Wednesday, February 24, 2010

Chabon and me. Best friends.

I actually really like this book so far, although I’m not entirely sure why yet. I think the style is a lot more appealing because there is just an overall lack of convention, which fits very well with the subject matter of the novel as well. When I started reading the section about the man from Naples who was arrested for illegally planting a vegetable garden on the Pitt baseball field, I had actually just picked up the book again after a few hours of not reading it, and I suddenly realized (about a page into the section) that I had no idea who this vegetable-growing man was and what on earth he had to do with any of the book or where Tripp could possibly be going with that story… but it also seemed completely natural for Tripp to be so completely off-the-wall random that I was content to just keep reading and see where it would lead, instead of trying to guess or expecting what would happen.
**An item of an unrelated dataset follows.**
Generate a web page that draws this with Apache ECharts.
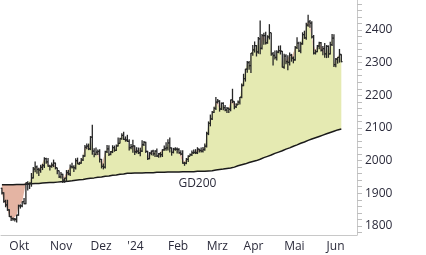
<!DOCTYPE html>
<html>
<head>
<meta charset="utf-8">
<script src="https://cdn.jsdelivr.net/npm/echarts@6/dist/echarts.min.js"></script>
<style>
    html, body { margin: 0; padding: 0; background: #fff; }
    #chart { width: 426px; height: 255px; }
</style>
</head>
<body>
<div id="chart"></div>
<script>
// Handelstage je Monat (die letzten 8 Juni-Tage ohne Kurse, nur Platz rechts)
var months = ['2023-09', '2023-10', '2023-11', '2023-12', '2024-01', '2024-02', '2024-03', '2024-04', '2024-05', '2024-06'];
var tradingDays = [
    [26, 27, 28, 29],
    [2, 3, 4, 5, 6, 9, 10, 11, 12, 13, 16, 17, 18, 19, 20, 23, 24, 25, 26, 27, 30, 31],
    [1, 2, 3, 6, 7, 8, 9, 10, 13, 14, 15, 16, 17, 20, 21, 22, 23, 24, 27, 28, 29, 30],
    [1, 4, 5, 6, 7, 8, 11, 12, 13, 14, 15, 18, 19, 20, 21, 22, 26, 27, 28, 29],
    [2, 3, 4, 5, 8, 9, 10, 11, 12, 15, 16, 17, 18, 19, 22, 23, 24, 25, 26, 29, 30, 31],
    [1, 2, 5, 6, 7, 8, 9, 12, 13, 14, 15, 16, 19, 20, 21, 22, 23, 26, 27, 28, 29],
    [1, 4, 5, 6, 7, 8, 11, 12, 13, 14, 15, 18, 19, 20, 21, 22, 25, 26, 27, 28],
    [1, 2, 3, 4, 5, 8, 9, 10, 11, 12, 15, 16, 17, 18, 19, 22, 23, 24, 25, 26, 29, 30],
    [1, 2, 3, 6, 7, 8, 9, 10, 13, 14, 15, 16, 17, 20, 21, 22, 23, 24, 27, 28, 29, 30, 31],
    [3, 4, 5, 6, 7, 10, 11, 12, 13, 14, 17, 18, 19, 20, 21, 24, 25]
];
var monthNames = ['Jan', 'Feb', 'Mrz', 'Apr', 'Mai', 'Jun', 'Jul', 'Aug', 'Sep', 'Okt', 'Nov', 'Dez'];

var opens = [
    1915, 1901, 1875, 1864,
    1849, 1828, 1822, 1821, 1820, 1833, 1861, 1861, 1874, 1868, 1932, 1929, 1931, 1947, 1974, 1981, 1973, 1971, 1979, 1985, 2006, 1996,
    1983, 1982, 1986, 1992, 1978, 1969, 1950, 1958, 1940, 1946, 1963, 1959, 1981, 1980, 1978, 2000, 1990, 1992, 2002, 2014, 2041, 2044,
    2036, 2072, 2029, 2019, 2026, 2028, 2004, 1982, 1980, 2027, 2036, 2019, 2027, 2040, 2031, 2045, 2053, 2067, 2077, 2065,
    2063, 2059, 2040, 2043, 2045, 2027, 2029, 2024, 2029, 2049, 2056, 2028, 2006, 2023, 2029, 2021, 2029, 2014, 2021, 2018, 2033, 2037,
    2039, 2054, 2039, 2025, 2035, 2035, 2034, 2024, 2020, 1992, 1992, 2004, 2013, 2018, 2024, 2025, 2024, 2035, 2031, 2029, 2034,
    2044, 2083, 2114, 2128, 2148, 2160, 2179, 2182, 2158, 2175, 2162, 2155, 2160, 2157, 2186, 2181, 2165, 2171, 2179, 2194,
    2230, 2251, 2280, 2300, 2291, 2329, 2339, 2352, 2333, 2373, 2344, 2383, 2383, 2361, 2379, 2392, 2327, 2322, 2316, 2332, 2337, 2335,
    2286, 2320, 2303, 2301, 2323, 2314, 2309, 2346, 2360, 2336, 2358, 2386, 2376, 2415, 2425, 2421, 2379, 2329, 2334, 2351, 2361, 2338, 2343,
    2327, 2350, 2327, 2355, 2375, 2294, 2311, 2316, 2325
];
var highs = [
    1917, 1903, 1880, 1880,
    1851, 1831, 1826, 1824, 1834, 1865, 1866, 1875, 1885, 1933, 1937, 1933, 1962, 1980, 1997, 1985, 1978, 1987, 1990, 2010, 2009, 2008,
    1987, 1994, 2003, 1994, 1978, 1970, 1965, 1960, 1947, 1971, 1971, 1988, 1993, 1986, 2007, 2009, 1996, 2008, 2018, 2048, 2052, 2052,
    2075, 2110, 2038, 2040, 2034, 2035, 2005, 1991, 2030, 2048, 2047, 2029, 2047, 2046, 2049, 2071, 2070, 2084, 2088, 2074,
    2079, 2065, 2051, 2064, 2046, 2041, 2040, 2039, 2062, 2060, 2058, 2030, 2026, 2031, 2033, 2032, 2037, 2023, 2026, 2035, 2046, 2056,
    2065, 2071, 2040, 2039, 2041, 2040, 2038, 2032, 2032, 1996, 2008, 2016, 2022, 2031, 2034, 2035, 2041, 2036, 2040, 2042, 2052,
    2088, 2120, 2141, 2152, 2165, 2195, 2189, 2185, 2178, 2179, 2170, 2164, 2163, 2187, 2220, 2182, 2176, 2184, 2195, 2236,
    2266, 2281, 2305, 2305, 2330, 2354, 2365, 2354, 2379, 2429, 2388, 2392, 2395, 2384, 2418, 2392, 2333, 2337, 2338, 2352, 2353, 2336,
    2327, 2326, 2323, 2331, 2327, 2319, 2351, 2378, 2364, 2364, 2393, 2398, 2422, 2447, 2431, 2427, 2385, 2340, 2354, 2364, 2363, 2351, 2360,
    2354, 2353, 2364, 2388, 2387, 2314, 2317, 2342, 2326
];
var lows = [
    1896, 1871, 1857, 1846,
    1827, 1815, 1816, 1813, 1810, 1831, 1853, 1857, 1866, 1866, 1908, 1913, 1920, 1945, 1964, 1960, 1953, 1963, 1971, 1977, 1990, 1981,
    1970, 1978, 1980, 1973, 1958, 1947, 1945, 1931, 1932, 1935, 1955, 1953, 1976, 1965, 1973, 1989, 1987, 1990, 1999, 2012, 2035, 2032,
    2032, 2018, 2010, 2016, 2017, 1994, 1976, 1973, 1976, 2023, 2014, 2016, 2023, 2027, 2029, 2043, 2052, 2064, 2063, 2058,
    2057, 2031, 2035, 2024, 2017, 2022, 2020, 2013, 2026, 2045, 2023, 2002, 2004, 2016, 2015, 2011, 2011, 2009, 2010, 2011, 2030, 2030,
    2031, 2025, 2015, 2022, 2030, 2022, 2021, 2016, 1990, 1984, 1989, 1996, 2013, 2014, 2020, 2020, 2020, 2025, 2025, 2025, 2030,
    2040, 2078, 2105, 2124, 2146, 2155, 2175, 2150, 2155, 2154, 2151, 2146, 2146, 2151, 2176, 2157, 2161, 2170, 2172, 2191,
    2228, 2242, 2269, 2278, 2268, 2321, 2331, 2319, 2327, 2326, 2340, 2355, 2356, 2358, 2371, 2321, 2291, 2310, 2307, 2329, 2325, 2285,
    2281, 2295, 2277, 2291, 2303, 2298, 2306, 2342, 2333, 2329, 2355, 2373, 2370, 2410, 2407, 2374, 2325, 2325, 2332, 2341, 2334, 2323, 2315,
    2314, 2315, 2325, 2351, 2287, 2286, 2297, 2300, 2301
];
var closes = [
    1901, 1875, 1864, 1849,
    1828, 1822, 1821, 1820, 1833, 1861, 1861, 1874, 1868, 1932, 1929, 1931, 1947, 1974, 1981, 1973, 1971, 1979, 1985, 2006, 1996, 1983,
    1982, 1986, 1992, 1978, 1969, 1950, 1958, 1940, 1946, 1963, 1959, 1981, 1980, 1978, 2000, 1990, 1992, 2002, 2014, 2041, 2044, 2036,
    2072, 2029, 2019, 2026, 2028, 2004, 1982, 1980, 2027, 2036, 2019, 2027, 2040, 2031, 2045, 2053, 2067, 2077, 2065, 2063,
    2059, 2040, 2043, 2045, 2027, 2029, 2024, 2029, 2049, 2056, 2028, 2006, 2023, 2029, 2021, 2029, 2014, 2021, 2018, 2033, 2037, 2039,
    2054, 2039, 2025, 2035, 2035, 2034, 2024, 2020, 1992, 1992, 2004, 2013, 2018, 2024, 2025, 2024, 2035, 2031, 2029, 2034, 2044,
    2083, 2114, 2128, 2148, 2160, 2179, 2182, 2158, 2175, 2162, 2155, 2160, 2157, 2186, 2181, 2165, 2171, 2179, 2194, 2230,
    2251, 2280, 2300, 2291, 2329, 2339, 2352, 2333, 2373, 2344, 2383, 2383, 2361, 2379, 2392, 2327, 2322, 2316, 2332, 2337, 2335, 2286,
    2320, 2303, 2301, 2323, 2314, 2309, 2346, 2360, 2336, 2358, 2386, 2376, 2415, 2425, 2421, 2379, 2329, 2334, 2351, 2361, 2338, 2343, 2327,
    2350, 2327, 2355, 2375, 2294, 2311, 2316, 2325, 2303
];
// GD200 (gleitender Durchschnitt 200 Tage)
var gd200 = [
    1926, 1926, 1926, 1926,
    1926, 1926, 1926, 1926, 1927, 1927, 1927, 1927, 1927, 1928, 1928, 1929, 1929, 1929, 1930, 1930, 1930, 1931, 1931, 1932, 1932, 1932,
    1933, 1933, 1933, 1934, 1934, 1934, 1935, 1935, 1936, 1936, 1937, 1938, 1938, 1939, 1940, 1940, 1941, 1942, 1942, 1943, 1944, 1945,
    1946, 1947, 1947, 1948, 1949, 1950, 1950, 1951, 1952, 1953, 1953, 1954, 1955, 1956, 1956, 1957, 1958, 1959, 1959, 1960,
    1961, 1961, 1961, 1961, 1962, 1962, 1962, 1962, 1962, 1962, 1963, 1963, 1963, 1963, 1963, 1963, 1964, 1964, 1964, 1964, 1964, 1964,
    1965, 1965, 1965, 1965, 1965, 1965, 1965, 1966, 1966, 1966, 1966, 1966, 1966, 1966, 1966, 1967, 1967, 1967, 1967, 1967, 1967,
    1967, 1968, 1969, 1969, 1970, 1971, 1972, 1973, 1973, 1974, 1975, 1976, 1976, 1977, 1979, 1980, 1982, 1984, 1985, 1987,
    1989, 1990, 1992, 1994, 1995, 1997, 1998, 2000, 2002, 2004, 2007, 2009, 2011, 2013, 2015, 2017, 2020, 2022, 2024, 2026, 2028, 2030,
    2032, 2035, 2037, 2039, 2041, 2044, 2046, 2048, 2050, 2053, 2055, 2057, 2059, 2062, 2064, 2066, 2068, 2070, 2072, 2074, 2076, 2078, 2080,
    2082, 2084, 2086, 2088, 2090, 2092, 2094, 2096, 2097
];
var gdLabelIndex = 106;

var yLabels = [1800, 1900, 2000, 2100, 2200, 2300, 2400];
var yTicks = [1780, 1800, 1820, 1840, 1860, 1880, 1900, 1920, 1940, 1960, 1980, 2000, 2020, 2040, 2060, 2080,
    2100, 2120, 2140, 2160, 2180, 2200, 2220, 2240, 2260, 2280, 2300, 2320, 2340, 2360, 2380, 2400, 2420, 2440, 2460, 2480];

var dates = [];
months.forEach(function (m, k) {
    tradingDays[k].forEach(function (d) {
        dates.push(m + '-' + (d < 10 ? '0' + d : d));
    });
});

var upFill = closes.map(function (c, i) { return Math.max(c - gd200[i], 0); });
var downFill = closes.map(function (c, i) { return Math.min(c - gd200[i], 0); });
var ohlc = closes.map(function (c, i) { return [i, opens[i], highs[i], lows[i], c]; });

var textColor = '#2b2b3b';
var axisColor = '#c8c8c8';

function isMonthStart(index) {
    return index > 0 && dates[index].slice(0, 7) !== dates[index - 1].slice(0, 7);
}

// OHLC-Balken: senkrecht Hoch/Tief, links Eröffnung, rechts Schluss
function renderBar(params, api) {
    var i = api.value(0);
    var x = api.coord([i, api.value(1)])[0];
    var yo = api.coord([i, api.value(1)])[1];
    var yh = api.coord([i, api.value(2)])[1];
    var yl = api.coord([i, api.value(3)])[1];
    var yc = api.coord([i, api.value(4)])[1];
    var w = 1.3;
    return {
        type: 'group',
        children: [
            { type: 'line', shape: { x1: x, y1: yh, x2: x, y2: yl }, style: { stroke: '#262626', lineWidth: w } },
            { type: 'line', shape: { x1: x - 1.2, y1: yo, x2: x, y2: yo }, style: { stroke: '#262626', lineWidth: w } },
            { type: 'line', shape: { x1: x, y1: yc, x2: x + 1.2, y2: yc }, style: { stroke: '#262626', lineWidth: w } }
        ]
    };
}

var chart = echarts.init(document.getElementById('chart'));
var option = {
    animation: false,
    textStyle: { fontFamily: 'Open Sans' },
    grid: { left: 1, right: 69, top: 0, bottom: 20, containLabel: false, outerBoundsMode: 'none' },
    xAxis: {
        type: 'category',
        data: dates,
        boundaryGap: true,
        axisLine: { lineStyle: { color: axisColor, width: 1 } },
        axisTick: {
            interval: function (index) { return isMonthStart(index); },
            length: 20,
            lineStyle: { color: axisColor }
        },
        axisLabel: {
            interval: function (index) { return isMonthStart(index); },
            align: 'left',
            margin: 6,
            fontSize: 12,
            color: textColor,
            formatter: function (value) {
                var m = parseInt(value.slice(5, 7), 10) - 1;
                return m === 0 ? "'" + value.slice(2, 4) : monthNames[m];
            }
        },
        splitLine: { show: false }
    },
    yAxis: {
        type: 'value',
        position: 'right',
        min: 1772,
        max: 2492,
        splitLine: { show: false },
        axisLine: { show: true, lineStyle: { color: axisColor } },
        axisTick: { show: true, length: 5, customValues: yTicks, lineStyle: { color: '#bdbdbd' } },
        axisLabel: {
            customValues: yLabels,
            margin: 8,
            fontSize: 12,
            color: textColor,
            formatter: function (v) { return String(v); }
        }
    },
    series: [
        {
            name: 'GD200',
            type: 'line',
            data: gd200,
            stack: 'fill',
            stackStrategy: 'all',
            symbol: 'none',
            lineStyle: { color: '#1a1a1a', width: 1.5 },
            z: 3,
            markPoint: {
                symbol: 'circle',
                symbolSize: 0,
                data: [{ coord: [gdLabelIndex, gd200[gdLabelIndex]] }],
                label: {
                    show: true,
                    position: 'bottom',
                    distance: 6,
                    formatter: 'GD200',
                    fontSize: 12,
                    color: textColor
                }
            }
        },
        {
            name: 'über GD200',
            type: 'line',
            data: upFill,
            stack: 'fill',
            stackStrategy: 'all',
            symbol: 'none',
            lineStyle: { width: 0 },
            areaStyle: { color: '#e5eab2', opacity: 1 },
            z: 1
        },
        {
            name: 'unter GD200',
            type: 'line',
            data: downFill,
            stack: 'fill',
            stackStrategy: 'all',
            symbol: 'none',
            lineStyle: { width: 0 },
            areaStyle: { color: '#e4b4a3', opacity: 1 },
            z: 1
        },
        {
            name: 'Kurs',
            type: 'custom',
            renderItem: renderBar,
            data: ohlc,
            encode: { x: 0, y: [1, 2, 3, 4] },
            z: 4
        }
    ]
};
chart.setOption(option);
</script>
</body>
</html>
I also happen to love the way Chabon writes sometimes; he can describe something in such an obscure way that you know exactly, vividly what he is talking about, but at the same time could not actually picture what he described or you’re not quite sure how to take it. His descriptions of Crabtree were my first hint at this. “I knew the expression in Crabtree’s eye all too well. He was looking at me as though I were a monster he’d created with his own brain and hands, and he were about to throw the switch that would send me reeling spasmodically across the countryside, laying waste to rude farmsteads and despoiling the rural maidenry” (8). Of course you can picture Frankenstein going totally nuts while romping destructively around the countryside, but how could a person ever convey that in a facial expression?? It’s all just so bizarre. I think Tripp has a rather wild imagination that he sometimes, or maybe more often than not, mistakes for reality. But I really think that’s what adds so much to the style and I just really like it so far.